> _Directions_: Can you write out every line from the start of the records below through the line containing "const binWidth = 0.005;", leaving out any pictures?

· · · ·

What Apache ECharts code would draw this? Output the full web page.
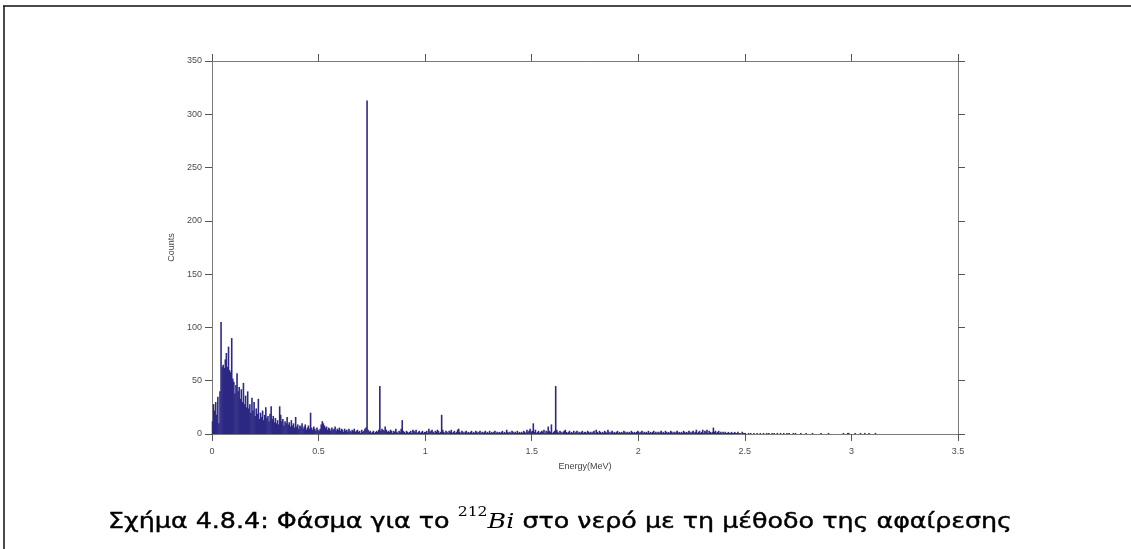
<!DOCTYPE html>
<html>
<head>
<meta charset="utf-8">
<script src="https://cdn.jsdelivr.net/npm/echarts@6/dist/echarts.min.js"></script>
<style>
  html, body { margin: 0; padding: 0; background: #ffffff; }
  #chart { width: 1131px; height: 549px; }
</style>
</head>
<body>
<div id="chart"></div>
<script>
// Bin width of the spectrum (MeV)
const binWidth = 0.005;

// Counts per 0.005 MeV bin, grouped by energy range (start energy given)
const counts000 = [ // 0.000 – 0.245
  12, 28, 22, 30, 18, 35, 10, 40, 105, 63,
  65, 62, 70, 76, 63, 82, 60, 58, 90, 52,
  49, 38, 46, 57, 40, 44, 33, 42, 30, 48,
  28, 36, 25, 40, 24, 28, 20, 34, 22, 30,
  17, 24, 19, 33, 14, 20, 16, 22, 13, 18
];
const counts025 = [ // 0.250 – 0.720
  25, 15, 17, 12, 19, 26, 14, 17, 11, 15,
  10, 13, 9, 26, 18, 12, 14, 8, 12, 10,
  16, 9, 11, 7, 13, 8, 10, 6, 16, 7,
  9, 5, 8, 7, 10, 5, 7, 9, 4, 6,
  8, 5, 20, 6, 4, 7, 5, 3, 6, 4,
  3, 5, 9, 12, 10, 8, 6, 7, 4, 6,
  5, 3, 6, 4, 5, 7, 3, 5, 4, 6,
  3, 5, 4, 2, 5, 3, 4, 2, 5, 3,
  2, 4, 3, 5, 2, 3, 4, 2, 3, 1,
  4, 2, 3, 5, 6
];
const counts0725 = [ // 0.725 – 0.995
  313, 4, 2, 3, 1, 2, 3, 1, 2, 3, 2,
  4, 45, 3, 5, 4, 3, 7, 4, 2, 3,
  2, 4, 3, 1, 3, 2, 5, 2, 1, 3,
  2, 5, 13, 3, 2, 1, 3, 2, 1, 2,
  3, 1, 4, 3, 2, 4, 1, 2, 3, 1,
  2, 3, 1, 2
];
const counts100 = [ // 1.000 – 1.495
  2, 3, 1, 5, 2, 3, 4, 2, 1, 3,
  2, 4, 3, 1, 2, 18, 4, 2, 1, 3,
  2, 1, 3, 2, 4, 1, 2, 3, 1, 2,
  4, 5, 2, 1, 3, 2, 1, 2, 3, 1,
  2, 1, 2, 3, 1, 2, 1, 3, 2, 1,
  2, 3, 1, 2, 1, 2, 3, 1, 2, 1,
  3, 1, 2, 1, 2, 3, 1, 2, 1, 2,
  1, 2, 3, 1, 2, 1, 4, 2, 1, 2,
  1, 3, 2, 1, 2, 1, 3, 1, 2, 1,
  2, 1, 3, 2, 1, 4, 2, 3, 5, 2
];
const counts150 = [ // 1.500 – 1.995
  3, 10, 2, 4, 1, 2, 3, 1, 2, 3,
  2, 4, 1, 3, 2, 7, 3, 2, 9, 1,
  2, 3, 45, 4, 2, 1, 3, 2, 1, 2,
  3, 4, 2, 1, 2, 3, 1, 2, 1, 3,
  1, 2, 3, 1, 2, 1, 2, 3, 1, 2,
  2, 1, 3, 2, 1, 2, 1, 2, 3, 1,
  4, 2, 1, 3, 2, 1, 2, 1, 3, 2,
  1, 4, 2, 1, 2, 3, 1, 2, 1, 2,
  3, 1, 2, 1, 2, 1, 3, 2, 1, 2,
  1, 2, 1, 3, 2, 1, 2, 1, 2, 3
];
const counts200 = [ // 2.000 – 2.495
  2, 1, 2, 3, 1, 2, 1, 2, 1, 3,
  1, 2, 1, 2, 3, 1, 2, 1, 2, 1,
  2, 3, 1, 2, 1, 3, 2, 1, 2, 1,
  3, 2, 1, 2, 1, 2, 3, 1, 2, 1,
  2, 1, 3, 2, 1, 2, 1, 3, 2, 1,
  2, 3, 1, 2, 4, 1, 2, 3, 1, 2,
  4, 1, 3, 2, 4, 1, 3, 2, 1, 2,
  6, 2, 3, 1, 2, 3, 1, 2, 1, 2,
  1, 2, 1, 1, 2, 1, 1, 2, 1, 1,
  2, 1, 1, 2, 1, 1, 0, 2, 1, 1
];
const counts250 = [ // 2.500 – 3.145
  1, 0, 0, 1, 0, 1, 0, 0, 1, 0,
  0, 1, 0, 0, 1, 0, 0, 1, 0, 0,
  1, 0, 1, 0, 0, 1, 0, 1, 0, 0,
  1, 0, 0, 1, 0, 0, 1, 0, 0, 1,
  0, 1, 0, 0, 0, 1, 0, 1, 0, 0,
  0, 0, 1, 0, 0, 0, 0, 1, 0, 0,
  0, 0, 0, 1, 0, 0, 0, 0, 0, 0,
  0, 1, 0, 0, 0, 0, 0, 0, 1, 0,
  0, 0, 0, 0, 0, 0, 0, 0, 0, 0,
  0, 0, 1, 0, 0, 0, 1, 1, 0, 0,
  0, 0, 0, 1, 0, 0, 0, 0, 1, 0,
  0, 0, 1, 0, 0, 0, 1, 0, 0, 0,
  0, 0, 1, 0, 0, 0, 0, 0, 0, 0
];
const segments = [
  { start: 0.000, counts: counts000 },
  { start: 0.250, counts: counts025 },
  { start: 0.725, counts: counts0725 },
  { start: 1.000, counts: counts100 },
  { start: 1.500, counts: counts150 },
  { start: 2.000, counts: counts200 },
  { start: 2.500, counts: counts250 }
];

const xTicks = { min: 0, max: 3.5, interval: 0.5 };
const yTicks = { min: 0, max: 350, interval: 50 };
const xName = 'Energy(MeV)';
const yName = 'Counts';
const captionParts = ['Σχήμα 4.8.4: Φάσμα για το ', '212', 'Bi', ' στο νερό με τη μέθοδο της αφαίρεσης'];

const spectrum = [];
segments.forEach(s => {
  s.counts.forEach((c, i) => {
    spectrum.push([+(s.start + (i + 0.5) * binWidth).toFixed(4), c]);
  });
});

// caption fonts and horizontal fit to the reference width
const capFonts = ['21px "DejaVu Sans"', '13px "DejaVu Serif"', 'italic 21px "DejaVu Serif"', '21px "DejaVu Sans"'];
const mctx = document.createElement('canvas').getContext('2d');
let capW = 0;
captionParts.forEach((p, i) => { mctx.font = capFonts[i]; capW += mctx.measureText(p).width; });
const capScale = 904 / capW;

const axisGray = '#7a7a7a';
const labelGray = '#4d4d4d';
const axisLabelFont = { fontFamily: 'Liberation Sans', fontSize: 9, color: labelGray };

const chart = echarts.init(document.getElementById('chart'), null, { renderer: 'canvas' });
chart.setOption({
  animation: false,
  backgroundColor: '#ffffff',
  grid: { left: 212, right: 173, top: 61, bottom: 115, containLabel: false },
  graphic: [
    { type: 'line', shape: { x1: 3, y1: 6, x2: 1131, y2: 6 }, style: { stroke: '#111', lineWidth: 1.5 } },
    { type: 'line', shape: { x1: 4, y1: 6, x2: 4, y2: 549 }, style: { stroke: '#111', lineWidth: 1.5 } },
    {
      type: 'text', x: 560, y: 520, scaleX: capScale,
      style: {
        text: '{t|' + captionParts[0] + '}{s|' + captionParts[1] + '}{b|' + captionParts[2] + '}{t|' + captionParts[3] + '}',
        align: 'center', verticalAlign: 'middle',
        rich: {
          t: { fontFamily: 'DejaVu Sans', fontSize: 21, fill: '#000', stroke: '#000', lineWidth: 0.4, lineHeight: 27, verticalAlign: 'bottom' },
          s: { fontFamily: 'DejaVu Serif', fontSize: 13, fill: '#000', lineHeight: 27, verticalAlign: 'top' },
          b: { fontFamily: 'DejaVu Serif', fontStyle: 'italic', fontSize: 21, fill: '#000', lineHeight: 27, verticalAlign: 'bottom' }
        }
      }
    }
  ],
  xAxis: [
    {
      type: 'value', position: 'bottom', min: xTicks.min, max: xTicks.max, interval: xTicks.interval,
      name: xName, nameLocation: 'middle', nameGap: 28,
      nameTextStyle: { fontFamily: 'Liberation Sans', fontSize: 9, color: '#444' },
      axisLine: { show: true, onZero: false, lineStyle: { color: axisGray, width: 1 } },
      axisTick: { show: true, inside: false, length: 7, lineStyle: { color: '#555' } },
      axisLabel: Object.assign({ margin: 13 }, axisLabelFont),
      splitLine: { show: false }
    },
    {
      type: 'value', position: 'top', min: xTicks.min, max: xTicks.max, interval: xTicks.interval,
      axisLine: { show: true, onZero: false, lineStyle: { color: axisGray, width: 1 } },
      axisTick: { show: true, inside: false, length: 7, lineStyle: { color: '#555' } },
      axisLabel: { show: false },
      splitLine: { show: false }
    }
  ],
  yAxis: [
    {
      type: 'value', position: 'left', min: yTicks.min, max: yTicks.max, interval: yTicks.interval,
      name: yName, nameLocation: 'middle', nameGap: 29, nameRotate: 90,
      nameTextStyle: { fontFamily: 'Liberation Sans', fontSize: 9, color: '#444' },
      axisLine: { show: true, onZero: false, lineStyle: { color: axisGray, width: 1 } },
      axisTick: { show: true, inside: false, length: 7, lineStyle: { color: '#555' } },
      axisLabel: Object.assign({ margin: 10 }, axisLabelFont),
      splitLine: { show: false }
    },
    {
      type: 'value', position: 'right', min: yTicks.min, max: yTicks.max, interval: yTicks.interval,
      axisLine: { show: true, onZero: false, lineStyle: { color: axisGray, width: 1 } },
      axisTick: { show: true, inside: false, length: 7, lineStyle: { color: '#555' } },
      axisLabel: { show: false },
      splitLine: { show: false }
    }
  ],
  series: [
    {
      type: 'bar',
      xAxisIndex: 0,
      yAxisIndex: 0,
      data: spectrum,
      barWidth: 1.6,
      itemStyle: { color: '#2c2883' },
      silent: true
    }
  ]
});
</script>
</body>
</html>
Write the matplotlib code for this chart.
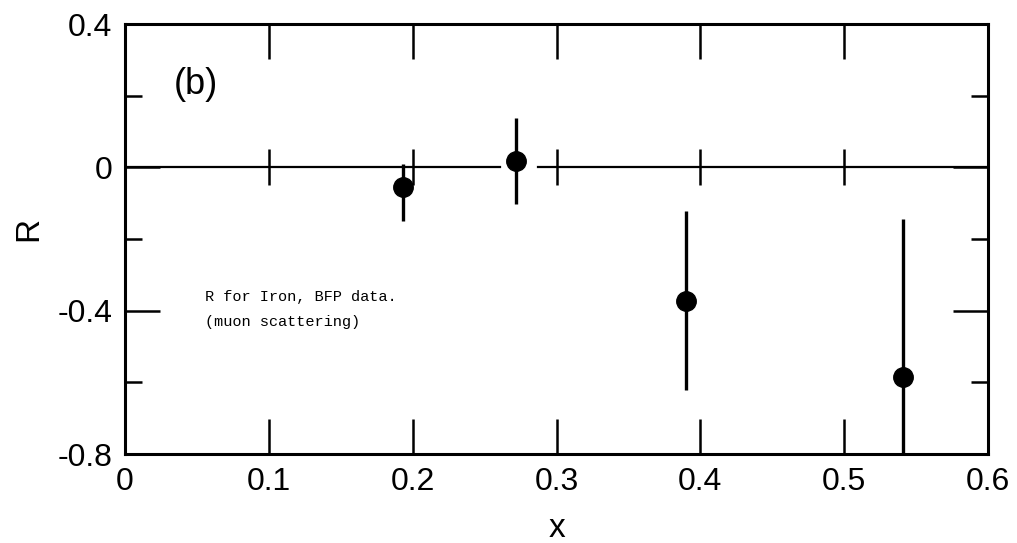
import matplotlib
matplotlib.use("Agg")
import matplotlib.pyplot as plt
from matplotlib.ticker import MultipleLocator

# R for iron, BFP muon scattering data
x_vals = [0.193, 0.272, 0.390, 0.541]
r_vals = [-0.056, 0.017, -0.372, -0.585]
err_low = [0.095, 0.12, 0.25, 0.44]
err_high = [0.066, 0.12, 0.25, 0.44]

x_ticks = [0, 0.1, 0.2, 0.3, 0.4, 0.5, 0.6]
x_tick_labels = ["0", "0.1", "0.2", "0.3", "0.4", "0.5", "0.6"]
y_ticks = [-0.8, -0.4, 0, 0.4]
y_tick_labels = ["-0.8", "-0.4", "0", "0.4"]

plt.rcParams["font.family"] = ["Liberation Sans", "DejaVu Sans"]

fig = plt.figure(figsize=(10.17, 5.43), dpi=100)
ax = fig.add_axes([0.1229, 0.1639, 0.8486, 0.7919])

ax.set_xlim(0, 0.6)
ax.set_ylim(-0.8, 0.4)

# zero line, interrupted around the second point
ax.plot([0, 0.261], [0, 0], color="black", lw=1.6, zorder=2)
ax.plot([0.287, 0.6], [0, 0], color="black", lw=1.6, zorder=2)
# small crossing ticks along the zero line
ax.vlines(x_ticks[1:-1], -0.05, 0.05, color="black", lw=1.8, zorder=2)

ax.errorbar(x_vals, r_vals, yerr=[err_low, err_high], fmt="o", color="black",
            ms=14, elinewidth=2.4, capsize=0, zorder=3, clip_on=True)

ax.set_xticks(x_ticks)
ax.set_xticklabels(x_tick_labels)
ax.set_yticks(y_ticks)
ax.set_yticklabels(y_tick_labels)
ax.yaxis.set_minor_locator(MultipleLocator(0.2))

ax.tick_params(axis="both", which="major", direction="in", length=25, width=1.8,
               top=True, right=True, labelsize=23, pad=9)
ax.tick_params(axis="y", which="minor", direction="in", length=12, width=1.8,
               left=True, right=True)

for side in ax.spines.values():
    side.set_linewidth(2.2)

ax.set_xlabel("x", fontsize=24, labelpad=12)
ax.set_ylabel("R", fontsize=24, va="center")
ax.yaxis.set_label_coords(-0.111, 0.523)

ax.text(0.049, 0.232, "(b)", fontsize=26, ha="center", va="center")
ax.text(0.0555, -0.362, "R for Iron, BFP data.", family=["Liberation Mono"],
        fontsize=11, ha="left", va="center")
ax.text(0.0555, -0.432, "(muon scattering)", family=["Liberation Mono"],
        fontsize=11, ha="left", va="center")

fig.savefig("out.png", dpi=100)
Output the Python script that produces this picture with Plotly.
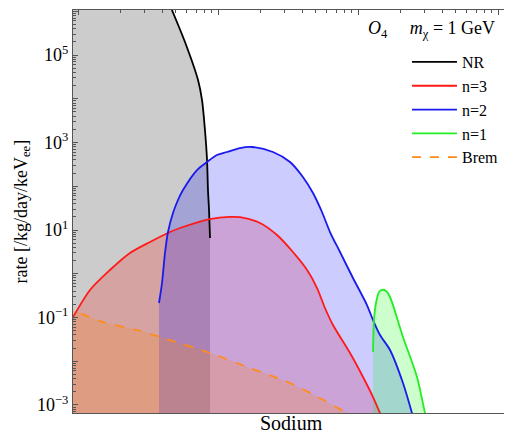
import plotly.graph_objects as go

# ---- data ----
nr_x = [0.744, 1.436, 2.77, 3.85, 4.69, 5.81, 7.20, 7.69, 8.07, 8.35, 8.48, 8.63, 8.77]
nr_y = [2.4e10, 1e9, 4.3e7, 5.2e6, 1.07e6, 1.98e5, 2.68e4, 9.36e3, 1.93e3, 398, 82, 28.6, 6.56]

n3_x = [0.807, 0.921, 1.218, 1.692, 2.351, 3.268, 4.541, 5.354, 8.77, 12.18, 14.36, 19.95,
        26.4, 34.3, 43.3, 51.0, 58.1, 66.28, 87.70, 108.6, 128.0, 143.6, 155.9]
n3_y = [0.0518, 0.1026, 0.4254, 1.218, 2.98, 5.32, 9.0, 11.1, 17.8, 20.0, 19.6, 14.5,
        7.69, 3.14, 1.218, 0.472, 0.165, 0.0674, 0.01544, 0.00437, 0.00152, 6.56e-4, 3.5e-4]

n2_x = [3.790, 3.981, 4.182, 4.394, 4.770, 5.179, 5.623, 7.08, 8.346, 9.84, 11.59, 14.36, 17.5,
        24.7, 32.7, 40.4, 47.7, 55.3, 63.1, 74.4, 92.1, 115.9, 128.0, 143.6, 169.3, 209.6, 243.0, 259.6]
n2_y = [0.2145, 0.615, 2.98, 9.0, 24.5, 48.5, 82.0, 235, 358, 518, 607, 748, 789,
        607, 358, 162.5, 70.1, 25.8, 9.0, 3.14, 0.80, 0.193, 0.0877, 0.0398, 0.0181, 0.00318, 6.56e-4, 2.98e-4]

n1_x = [128.0, 130.1, 134.5, 141.3, 148.4, 158.5, 169.3, 209.6, 263.9, 301.0, 316.0]
n1_y = [0.01626, 0.0877, 0.2145, 0.383, 0.43, 0.404, 0.294, 0.0358, 0.00437, 6.56e-4, 3.5e-4]

brem_x = [0.807, 0.921, 1.508, 2.639, 3.852, 8.77, 16.93, 32.68, 51.8, 83.46, 103.3]
brem_y = [0.183, 0.148, 0.0789, 0.0518, 0.0358, 0.01544, 0.00702, 0.00318, 0.00152, 6.56e-4, 4.54e-4]

series = [
    ("NR", nr_x, nr_y, "black", "rgba(0,0,0,0.2)", "solid"),
    ("n=3", n3_x, n3_y, "#ff1a1a", "rgba(255,0,0,0.2)", "solid"),
    ("n=2", n2_x, n2_y, "#1a1aee", "rgba(0,0,255,0.2)", "solid"),
    ("n=1", n1_x, n1_y, "#22ee22", "rgba(0,255,0,0.2)", "solid"),
    ("Brem", brem_x, brem_y, "#ff8c1a", "rgba(255,128,0,0.2)", "dash"),
]

y_tick_exps = list(range(-3, 7))
y_label_exps = [-3, -1, 1, 3, 5]
x_tick_exps = list(range(-1, 5))

x_range = [-0.0357, 3.0786]
y_range = [-3.183, 6.029]

FONT = "Liberation Serif"

fig = go.Figure()

for name, xs, ys, col, fcol, dash in series:
    fig.add_trace(go.Scatter(x=xs, y=ys, mode="lines", line=dict(width=0, shape="spline", smoothing=0.8),
                             fill="tozeroy", fillcolor=fcol, showlegend=False, hoverinfo="skip"))
for name, xs, ys, col, fcol, dash in series:
    fig.add_trace(go.Scatter(x=xs, y=ys, mode="lines", name=name,
                             line=dict(color=col, width=1.8, shape="spline", smoothing=0.8, dash=dash)))

fig.add_trace(go.Scatter(x=[], y=[], xaxis="x2", yaxis="y", showlegend=False))

ytickvals = [10.0 ** e for e in y_tick_exps]
yticktext = [("10<sup>%d</sup>" % e if e >= 0 else "10<sup>\u2212%d</sup>" % -e) if e in y_label_exps else ""
             for e in y_tick_exps]
yminor = [m * 10.0 ** e for e in range(-4, 7) for m in range(2, 10)]
xtickvals = [10.0 ** e for e in x_tick_exps]
xminor = [m * 10.0 ** e for e in range(-1, 5) for m in range(2, 10)]

# the page body adds an 8px offset; margins compensate for it
fig.update_layout(
    width=512, height=434,
    margin=dict(l=65, r=11, t=2, b=29, autoexpand=False),
    paper_bgcolor="white", plot_bgcolor="white",
    font=dict(family=FONT, color="black"),
    showlegend=True,
    legend=dict(x=0.766, y=0.913, xanchor="left", yanchor="top", bgcolor="rgba(0,0,0,0)",
                font=dict(family=FONT, size=16), itemwidth=45, tracegroupgap=0),
    xaxis=dict(type="log", range=x_range, showline=True, linecolor="#555", linewidth=1,
               mirror=True, ticks="", showticklabels=False, showgrid=False, zeroline=False,
               automargin=False),
    xaxis2=dict(type="log", range=x_range, overlaying="x", side="top", anchor="y",
                showline=False, ticks="inside", ticklen=5, tickcolor="#555", automargin=False,
                tickvals=xtickvals, showticklabels=False, showgrid=False, zeroline=False,
                minor=dict(ticks="inside", ticklen=3, tickcolor="#555", tickvals=xminor, showgrid=False)),
    yaxis=dict(type="log", range=y_range, showline=True, linecolor="#555", linewidth=1,
               mirror="ticks", ticks="inside", ticklen=5, tickcolor="#555", automargin=False,
               tickvals=ytickvals, ticktext=yticktext, showgrid=False, zeroline=False,
               tickfont=dict(family=FONT, size=18),
               minor=dict(ticks="inside", ticklen=3, tickcolor="#555", tickvals=yminor, showgrid=False)),
    annotations=[
        dict(text="<i>O</i><sub>4</sub>&nbsp;&nbsp;&nbsp;&nbsp;&nbsp;<i>m</i><sub>\u03c7</sub> = 1 GeV",
             xref="paper", yref="paper", x=0.972, y=0.952, xanchor="right", yanchor="middle",
             showarrow=False, font=dict(family=FONT, size=18)),
        dict(text="Sodium", xref="paper", yref="paper", x=0.5, y=0, yshift=-10,
             xanchor="center", yanchor="middle", showarrow=False, font=dict(family=FONT, size=20)),
        dict(text="rate [/kg/day/keV<sub>ee</sub>]", xref="paper", yref="paper", x=0, xshift=-51,
             y=0.5, textangle=-90, xanchor="center", yanchor="middle", showarrow=False,
             font=dict(family=FONT, size=18)),
    ],
)

fig.write_html("out.html")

· · · ·

> _Solution for this exercise_:
What Apache ECharts code would draw this? Output the full web page.
<!DOCTYPE html>
<html>
<head>
<meta charset="utf-8">
<script src="https://cdn.jsdelivr.net/npm/echarts@6/dist/echarts.min.js"></script>
<style>
  html, body { margin: 0; padding: 0; background: #ffffff; }
  #chart { width: 1131px; height: 549px; }
</style>
</head>
<body>
<div id="chart"></div>
<script>
// Bin width of the spectrum (MeV)
const binWidth = 0.005;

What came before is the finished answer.